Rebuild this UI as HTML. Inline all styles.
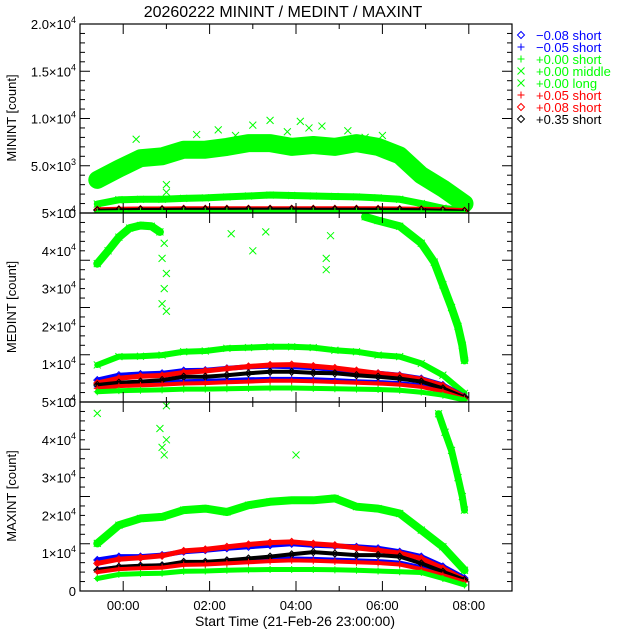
<!DOCTYPE html>
<html><head><meta charset="utf-8"><style>
html,body{margin:0;padding:0;background:#fff;}
svg{display:block;font-family:"Liberation Sans",sans-serif;}
</style></head><body>
<svg id="c" width="640" height="640" viewBox="0 0 640 640" xmlns="http://www.w3.org/2000/svg">
<rect width="640" height="640" fill="#fff"/>
<text x="283" y="17" font-size="16" text-anchor="middle">20260222 MININT / MEDINT / MAXINT</text>
<text x="295" y="626" font-size="14" text-anchor="middle">Start Time (21-Feb-26 23:00:00)</text>
<text transform="translate(16,118) rotate(-90)" font-size="13" text-anchor="middle">MININT [count]</text>
<text transform="translate(16,307) rotate(-90)" font-size="13" text-anchor="middle">MEDINT [count]</text>
<text transform="translate(16,496) rotate(-90)" font-size="13" text-anchor="middle">MAXINT [count]</text>
<defs>
<clipPath id="cp0"><rect x="80" y="24" width="432" height="189"/></clipPath>
<clipPath id="cp1"><rect x="80" y="213" width="432" height="189"/></clipPath>
<clipPath id="cp2"><rect x="80" y="402" width="432" height="189"/></clipPath>
</defs>
<g id="panels"></g>
<g id="legend"></g>
</svg>
<script>
const T = [-0.6,-0.1,0.4,0.9,1.4,1.9,2.4,2.9,3.4,3.9,4.4,4.9,5.4,5.9,6.4,6.9,7.4,7.9];
const xTickHours = [0,2,4,6,8];
const xTickLabels = ["00:00","02:00","04:00","06:00","08:00"];
// MININT
const minGreenMid = [3500,4700,5800,6000,6700,6700,7000,7400,7400,7000,7200,7000,7400,7000,6100,4000,2600,1000];
const minGreenLong = [950,1400,1450,1450,1550,1600,1700,1800,1900,1850,1800,1750,1700,1600,1450,1000,500,250];
const minRed = [350,400,420,420,450,450,450,460,460,460,450,450,450,440,420,400,350,250];
const minBlack = [300,350,380,380,400,400,400,410,410,410,400,400,400,390,380,350,300,200];
const minGreenShort = [120,150,160,160,170,170,170,180,180,180,170,170,170,160,150,130,100,60];
const minOutT = [1.0,1.0,3.0,3.4,4.1,2.2,5.2,1.7,4.6,0.3,2.6,3.8,5.6,6.0,4.3];
const minOutV = [3000,2200,9300,9800,9700,8800,8700,8300,9200,7800,8200,8600,8000,8200,9000];
// MEDINT
const medLongT1 = [-0.6,-0.35,-0.1,0.15,0.4,0.65,0.85];
const medLongV1 = [36600,40000,43600,46000,46700,46500,45000];
const medLongT2 = [5.6,5.9,6.4,6.9,7.2,7.4,7.6,7.75,7.85,7.9];
const medLongV2 = [49000,48000,46500,42000,37000,31000,25000,20000,15000,11000];
const medOutT = [0.9,0.95,0.9,1.0,1.0,0.95,3.0,2.5,4.7,4.7,4.8,3.3];
const medOutV = [38000,30000,26000,24000,34000,42000,40000,44500,38000,35000,44000,45000];
const medGreenMid = [9800,12000,12100,12400,13300,13500,14200,14400,14600,14600,14400,13700,13300,12400,12000,10200,7100,2300];
const medBlueD = [5800,7100,7400,7600,8300,8400,8900,9300,9500,9300,9100,8600,8000,7600,7100,6200,4500,1400];
const medRedD = [5000,6300,6800,7000,7800,8200,8800,9400,9800,9900,9500,9000,8300,7600,7000,6000,4300,1300];
const medBlackD = [4500,5100,5400,5800,6700,6700,7100,7600,8000,8000,7700,7600,7100,6700,6200,5400,3600,1200];
const medRedP = [3600,4200,4400,4600,4900,5000,5200,5400,5600,5600,5500,5300,5100,4900,4600,4000,2800,800];
const medBlueP = [4000,4600,4900,5200,5500,5600,5800,6000,6100,6100,6000,5800,5500,5300,5000,4400,3200,900];
const medGreenShort = [2700,3000,3100,3200,3400,3400,3500,3600,3700,3700,3600,3500,3400,3300,3100,2600,1800,500];
// MAXINT
const maxGreenLong = [12600,17400,19200,19600,21400,21800,20900,22700,23600,24000,24000,24500,22300,21800,20500,16100,11700,5500];
const maxMidT = [7.3,7.45,7.6,7.75,7.85,7.9];
const maxMidV = [46900,42000,37200,30000,25000,21400];
const maxOutT = [-0.6,0.85,0.95,0.9,1.0,1.0,4.0];
const maxOutV = [47000,43000,36000,38000,40000,49000,36000];
const maxBlueD = [8200,9100,9100,9500,10400,10800,11300,11700,12100,12500,12100,11900,11700,11300,10400,9100,6500,3400];
const maxRedD = [7300,8400,8800,9300,10600,11000,11700,12300,12800,13000,12500,12100,11400,10800,10000,8600,6000,3000];
const maxBlackD = [5500,6400,6700,6800,7700,7700,8100,8600,9100,9700,10300,9900,9500,9500,9100,7300,5100,2900];
const maxRedP = [5000,5800,6000,6200,6900,7000,7300,7600,7900,8100,8000,7800,7600,7400,7000,5800,4200,2400];
const maxBlueP = [5700,6300,6600,6800,7400,7600,7900,8200,8400,8600,8500,8300,8100,7900,7500,6300,4600,2600];
const maxGreenShort = [3300,4400,4600,4700,5200,5300,5500,5600,5700,5700,5700,5600,5500,5300,5100,4900,3300,1600];

const NS = "http://www.w3.org/2000/svg";
const G = "#00ff00", B = "#0000ff", R = "#ff0000", K = "#000000";
const X0 = 80, XW = 432, H = 189;
function xs(t){ return X0 + (t + 1) / 10 * XW; }
function mk(tag, attrs, parent){ const e = document.createElementNS(NS, tag); for (const k in attrs) e.setAttribute(k, attrs[k]); parent.appendChild(e); return e; }
function marker(g, kind, x, y, col){
  let d;
  if (kind === "d") d = `M${x-3.5} ${y}L${x} ${y-3.5}L${x+3.5} ${y}L${x} ${y+3.5}Z`;
  else if (kind === "p") d = `M${x-3.5} ${y}H${x+3.5}M${x} ${y-3.5}V${y+3.5}`;
  else d = `M${x-3.5} ${y-3.5}L${x+3.5} ${y+3.5}M${x+3.5} ${y-3.5}L${x-3.5} ${y+3.5}`;
  const p = mk("path", {d: d, stroke: col, fill: "none", "stroke-width": 1}, g);
  
  
}
const panelsG = document.getElementById("panels");
const panels = [
  {top:24, max:20000, cp:"cp0", name:"minint"},
  {top:213, max:50000, cp:"cp1", name:"medint"},
  {top:402, max:50000, cp:"cp2", name:"maxint"}
];
function ys(p, v){ return p.top + H - v / p.max * H; }
function series(p, g, ts, vs, kind, col, bw, name){
  const sg = mk("g", {}, g);
  
  
  const pts = ts.map((t,i)=>xs(t).toFixed(1)+","+ys(p,vs[i]).toFixed(1)).join(" ");
  if (bw > 0) mk("polyline", {points: pts, fill: "none", stroke: col, "stroke-width": bw, "stroke-linejoin": "round", "stroke-linecap":"round"}, sg);
  ts.forEach((t,i)=>marker(sg, kind, xs(t), ys(p, vs[i]), col));
}
function scatter(p, g, ts, vs, kind, col, name){ series(p, g, ts, vs, kind, col, 0, name); }

panels.forEach((p, pi) => {
  const g = mk("g", {"clip-path": `url(#${p.cp})`}, panelsG);
  
  
  if (pi === 0) {
    series(p,g,T,minGreenMid,"x",G,18,"series-00-middle");
    scatter(p,g,minOutT,minOutV,"x",G,"outliers-00-middle");
    series(p,g,T,minGreenLong,"x",G,7,"series-00-long");
    series(p,g,T,minRed,"d",R,5,"series-p08-short");
    series(p,g,T,minBlack,"d",K,3,"series-p35-short");
    series(p,g,T,minGreenShort,"p",G,3,"series-00-short");
  } else if (pi === 1) {
    series(p,g,medLongT1,medLongV1,"x",G,8,"series-00-middle-a");
    series(p,g,medLongT2,medLongV2,"x",G,8,"series-00-middle-b");
    scatter(p,g,medOutT,medOutV,"x",G,"outliers-00-middle");
    series(p,g,T,medGreenMid,"x",G,6,"series-00-long");
    series(p,g,T,medBlueD,"d",B,5,"series-m08-short");
    series(p,g,T,medRedD,"d",R,5,"series-p08-short");
    series(p,g,T,medBlueP,"p",B,4,"series-m05-short");
    series(p,g,T,medBlackD,"d",K,4,"series-p35-short");
    series(p,g,T,medRedP,"p",R,4,"series-p05-short");
    series(p,g,T,medGreenShort,"p",G,5,"series-00-short");
  } else {
    series(p,g,T,maxGreenLong,"x",G,8,"series-00-long");
    series(p,g,maxMidT,maxMidV,"x",G,7,"series-00-middle");
    scatter(p,g,maxOutT,maxOutV,"x",G,"outliers-00-middle");
    series(p,g,T,maxBlueD,"d",B,5,"series-m08-short");
    series(p,g,T,maxRedD,"d",R,5,"series-p08-short");
    series(p,g,T,maxBlueP,"p",B,4,"series-m05-short");
    series(p,g,T,maxBlackD,"d",K,4,"series-p35-short");
    series(p,g,T,maxRedP,"p",R,4,"series-p05-short");
    series(p,g,T,maxGreenShort,"p",G,5,"series-00-short");
  }
  const fr = mk("rect", {x:X0, y:p.top, width:XW, height:H, fill:"none", stroke:"#000", "stroke-width":1.2}, panelsG);
  
  
  const ax = mk("g", {stroke:"#000", "stroke-width":1}, panelsG);
  
  
  const step = p.max / 20;
  for (let i = 0; i <= 20; i++) {
    const y = ys(p, i*step), len = (i % 5 === 0) ? 10 : 5;
    mk("line", {x1:X0, x2:X0+len, y1:y, y2:y}, ax);
    mk("line", {x1:X0+XW, x2:X0+XW-len, y1:y, y2:y}, ax);
  }
  for (let h = -1; h <= 9; h++) {
    const x = xs(h), len = (h % 2 === 0) ? 10 : 5;
    mk("line", {x1:x, x2:x, y1:p.top+H, y2:p.top+H-len}, ax);
    mk("line", {x1:x, x2:x, y1:p.top, y2:p.top+len}, ax);
  }
  const labs = pi === 0 ? [["0",""],["5.0×10","3"],["1.0×10","4"],["1.5×10","4"],["2.0×10","4"]]
                        : [["0",""],["1×10","4"],["2×10","4"],["3×10","4"],["4×10","4"],["5×10","4"]];
  const n = labs.length - 1;
  labs.forEach((l, i) => {
    const y = p.top + H - i / n * H;
    const t = mk("text", {x: 76, y: y + 5, "font-size": 13, "text-anchor": "end"}, panelsG);
    
    
    t.textContent = l[0];
    if (l[1]) { const s = mk("tspan", {"font-size": 9, dy: -6}, t); s.textContent = l[1]; }
  });
});
xTickHours.forEach((h, i) => {
  const t = mk("text", {x: xs(h), y: 610, "font-size": 13, "text-anchor": "middle"}, panelsG);
  
  
  t.textContent = xTickLabels[i];
});
const legKinds = ["d","p","p","x","x","p","d","d"];
const legCols = [B,B,G,G,G,R,R,K];
const legText = ["\u22120.08 short","\u22120.05 short","+0.00 short","+0.00 middle","+0.00 long","+0.05 short","+0.08 short","+0.35 short"];
const lg = document.getElementById("legend");


legText.forEach((s, i) => {
  const y = 35 + i * 12;
  const e = mk("g", {}, lg);
  
  
  marker(e, legKinds[i], 521, y, legCols[i]);
  const t = mk("text", {x: 536, y: y + 5, "font-size": 13, fill: legCols[i]}, e);
  t.textContent = s;
});
</script>
</body></html>
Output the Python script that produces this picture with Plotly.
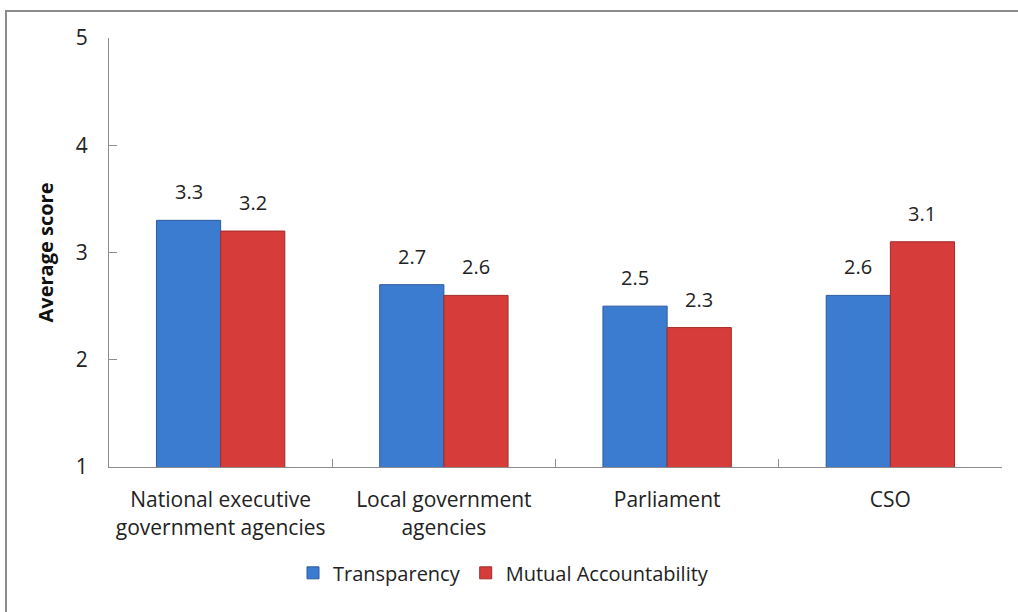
import plotly.graph_objects as go

categories = ["National executive<br>government agencies", "Local government<br>agencies", "Parliament", "CSO"]
transparency = [3.3, 2.7, 2.5, 2.6]
mutual_accountability = [3.2, 2.6, 2.3, 3.1]
y_ticks = [1, 2, 3, 4, 5]

FONT = "Open Sans"
W, H = 1018, 612
L, R, T, B = 109, 16, 38, 145
BAR_SHIFT = 32  # half of one bar width in pixels, for centring value labels

fig = go.Figure()
fig.add_trace(go.Bar(
    x=categories, y=transparency, name="Transparency",
    marker=dict(color="#3b7bd0", line=dict(color="#2c5c9e", width=1)),
))
fig.add_trace(go.Bar(
    x=categories, y=mutual_accountability, name="Mutual Accountability",
    marker=dict(color="#d63d3a", line=dict(color="#a32a28", width=1)),
))

# value labels above each bar
for series, shift in ((transparency, -BAR_SHIFT), (mutual_accountability, BAR_SHIFT)):
    for cat, v in zip(categories, series):
        fig.add_annotation(x=cat, y=v, text=f"{v:.1f}", showarrow=False,
                           xshift=shift, yshift=13, yanchor="bottom",
                           font=dict(size=20, family=FONT, color="#222"))

pw, ph = W - L - R, H - T - B
fig.add_shape(type="rect", xref="paper", yref="paper",
              x0=(6 - L) / pw, x1=(W + 4 - L) / pw,
              y0=(H - B - (H + 4)) / ph, y1=(H - B - 11) / ph,
              line=dict(color="#8c8c8c", width=2), layer="below")

fig.update_layout(
    width=W, height=H,
    margin=dict(l=L, r=R, t=T, b=B),
    paper_bgcolor="white", plot_bgcolor="white",
    barmode="group", bargap=0.425, bargroupgap=0,
    font=dict(family=FONT, size=20, color="#222"),
    showlegend=True,
    legend=dict(orientation="h", xref="container", yref="container",
                x=0.4946, xanchor="center", y=0.064, yanchor="middle",
                font=dict(size=20, family=FONT, color="#222"),
                itemwidth=30, traceorder="normal"),
    xaxis=dict(showline=True, linecolor="#8c8c8c", linewidth=1,
               ticks="inside", tickson="boundaries", ticklen=8, tickcolor="#8c8c8c",
               tickfont=dict(size=21, family=FONT, color="#222"),
               ticklabelstandoff=14, showgrid=False),
    yaxis=dict(range=[1, 5], tickvals=y_ticks, showline=True, linecolor="#8c8c8c",
               linewidth=1, ticks="inside", ticklen=8, tickcolor="#8c8c8c",
               tickfont=dict(size=21, family=FONT, color="#222"),
               ticklabelstandoff=16, showgrid=False, zeroline=False,
               title=dict(text="<b>Average score</b>", font=dict(size=20, family=FONT, color="#111"),
                          standoff=16)),
)

fig.write_html("out.html")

» **WHAT NEEDS TO BE DONE**
Nothing but the lines above, starting at the line that contains "Output the Python" and ending at the line that contains "y_ticks = [1, 2, 3, 4, 5]", should be given again, exactly and without the pictures.

» **FINISHED ANSWER**
Output the Python script that produces this picture with Plotly.
import plotly.graph_objects as go

categories = ["National executive<br>government agencies", "Local government<br>agencies", "Parliament", "CSO"]
transparency = [3.3, 2.7, 2.5, 2.6]
mutual_accountability = [3.2, 2.6, 2.3, 3.1]
y_ticks = [1, 2, 3, 4, 5]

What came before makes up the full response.